Carl: But where do we draw the line? There’s a fine line between correction and abuse. Even with the best of intentions, it’s easy to cross that boundary, especially in moments of frustration or anger. Instead of walking that tightrope, wouldn’t it be wiser to adopt non-violent strategies that communicate love and discipline simultaneously?

Jonah: Our faith calls for wisdom and discernment. Parents must exercise these virtues, knowing when and how to administer discipline. I’m not advocating for unchecked violence but a balanced approach that respects both biblical teachings and the individual needs of the child.

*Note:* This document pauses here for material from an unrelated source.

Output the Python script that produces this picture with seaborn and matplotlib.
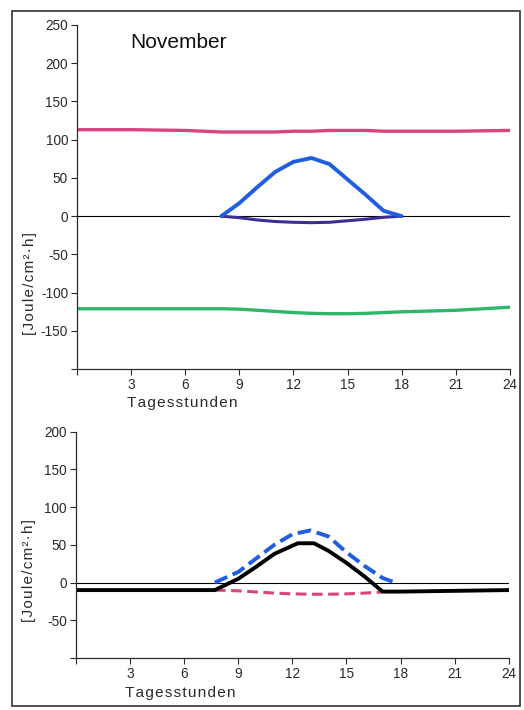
import matplotlib
matplotlib.use("Agg")
import matplotlib.pyplot as plt
import seaborn as sns

# =========================
# DATA
# =========================
# top panel: radiation balance components, November
hours_long = [0, 3, 6, 8, 9, 10, 11, 12, 13, 14, 15, 16, 17, 18, 21, 24]
pink_top = [113, 113, 112, 110, 110, 110, 110, 111, 111, 112, 112, 112, 111, 111, 111, 112]
green_top = [-121, -121, -121, -121, -121.5, -123, -124.5, -126, -127, -127.5, -127.5, -127, -126, -125, -123, -119]

hours_day = [8, 9, 10, 11, 12, 13, 14, 15, 16, 17, 18]
blue_top = [0, 17, 38, 58, 71, 76, 68, 48, 28, 7, 0]
purple_top = [0, -2, -5, -7, -8, -8.5, -8, -6, -4, -1.5, 0]

# bottom panel
hours_black = [0, 3, 6, 7.7, 9, 10, 11, 12.3, 13.2, 14, 15, 16, 17, 18, 21, 24]
black_bot = [-10, -10, -10, -10, 5, 21, 38, 52, 52, 42, 26, 8, -12, -12, -11, -10]

hours_blue = [7.7, 9, 10, 11, 12, 13, 14, 15, 16, 17, 17.7]
blue_bot = [0, 14, 32, 50, 64, 69, 61, 40, 22, 6, 0]

hours_pink = [7.7, 9, 10, 11, 12, 13, 14, 15, 16, 17]
pink_bot = [-10, -11, -12.5, -14, -15, -15.5, -15.5, -15, -14, -12.5]

X_TICKS = [0, 3, 6, 9, 12, 15, 18, 21, 24]
X_LABELS = ["", "3", "6", "9", "12", "15", "18", "21", "24"]

PINK = "#d8457c"
GREEN = "#2fb56a"
BLUE = "#1f5ee3"
PURPLE = "#3a2f92"
INK = "#2a2a2a"

# =========================
# FIGURE
# =========================
sns.set_style("ticks")
plt.rcParams["font.family"] = ["Liberation Sans", "DejaVu Sans"]

fig = plt.figure(figsize=(5.24, 7.10), dpi=100)
ax1 = fig.add_axes([0.147, 0.480, 0.826, 0.485])
ax2 = fig.add_axes([0.145, 0.0732, 0.826, 0.319])

# outer frame
fig.add_artist(plt.Rectangle((12 / 524, 1 - 706 / 710), 508 / 524, 695 / 710,
                             transform=fig.transFigure, fill=False,
                             edgecolor="#333333", lw=1.2))

HS = "\u200a"  # hair space for the wide letter spacing of the labels
YLABEL = HS.join("[Joule/cm²·h]")
XLABEL = HS.join("Tagesstunden")


def style_axes(ax, ymin, ymax, yticks, ylabel_y, xlabel_y):
    ax.set_xlim(0, 24)
    ax.set_ylim(ymin, ymax)
    ax.set_xticks(X_TICKS)
    ax.set_xticklabels(X_LABELS)
    ax.set_yticks(yticks)
    ax.set_yticklabels([str(t) if t != ymin else "" for t in yticks])
    ax.tick_params(labelsize=9.8, length=4, width=0.8, colors=INK, pad=2.5)
    sns.despine(ax=ax)
    for s in ["left", "bottom"]:
        ax.spines[s].set_linewidth(0.9)
        ax.spines[s].set_color(INK)
    ax.axhline(0, color="black", lw=0.8, zorder=1)
    ax.set_ylabel(YLABEL, fontsize=11, color=INK)
    ax.yaxis.set_label_coords(-0.092, ylabel_y)
    ax.set_xlabel(XLABEL, fontsize=11, color=INK)
    ax.xaxis.set_label_coords(0.242, xlabel_y)
    ax.xaxis.label.set_va("top")


# top panel
sns.lineplot(x=hours_long, y=pink_top, ax=ax1, color=PINK, lw=2.4)
sns.lineplot(x=hours_long, y=green_top, ax=ax1, color=GREEN, lw=2.4)
sns.lineplot(x=hours_day, y=purple_top, ax=ax1, color=PURPLE, lw=2.2)
sns.lineplot(x=hours_day, y=blue_top, ax=ax1, color=BLUE, lw=2.8)
style_axes(ax1, -200, 250, list(range(-200, 251, 50)), 0.25, -0.078)
ax1.text(0.122, 0.948, "November", transform=ax1.transAxes, fontsize=15,
         va="center", ha="left", color="#111111")

# bottom panel
sns.lineplot(x=hours_pink, y=pink_bot, ax=ax2, color=PINK, lw=2.2, linestyle=(0, (3.5, 1.8)))
sns.lineplot(x=hours_blue, y=blue_bot, ax=ax2, color=BLUE, lw=2.8, linestyle=(0, (3.5, 1.5)))
sns.lineplot(x=hours_black, y=black_bot, ax=ax2, color="black", lw=2.8)
style_axes(ax2, -100, 200, list(range(-100, 201, 50)), 0.385, -0.124)

plt.savefig("out.png", dpi=100)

Carl: I believe that our evolving understanding of child psychology and development, coupled with Christ’s teachings, provides us with a blueprint for balanced, non-violent discipline. The challenge for modern Christians is to bridge the wisdom of the past with the knowledge of the present, always keeping Christ’s love at the center.

Jonah: I acknowledge that there are potential dangers with corporal punishment, especially when administered without proper discernment or in moments of uncontrolled emotion. I believe physical punishment should only be used only when the parent is feeling love and care for the child, never anger or frustration. In following my conscience and understanding of the Bible, I genuinely believe it recommends corporal punishment is important for guidance, as a tool in the broader spectrum of discipline.

Carl: I understand that relying solely on modern methods might sometimes overlook the deep-rooted wisdom found in traditions and Bible. However, my conscience, informed by current knowledge and my interpretation of Christ’s teachings, guides me towards non-violent discipline methods. I believe using alternative methods aligns more closely with the overarching biblical message of love, compassion, and gentle guidance.

Our faith calls us to continuously seek wisdom and understanding. It’s vital for us, as Christians, to engage in these dialogues, always aiming to reflect God’s love and wisdom in our lives and the lives of our children.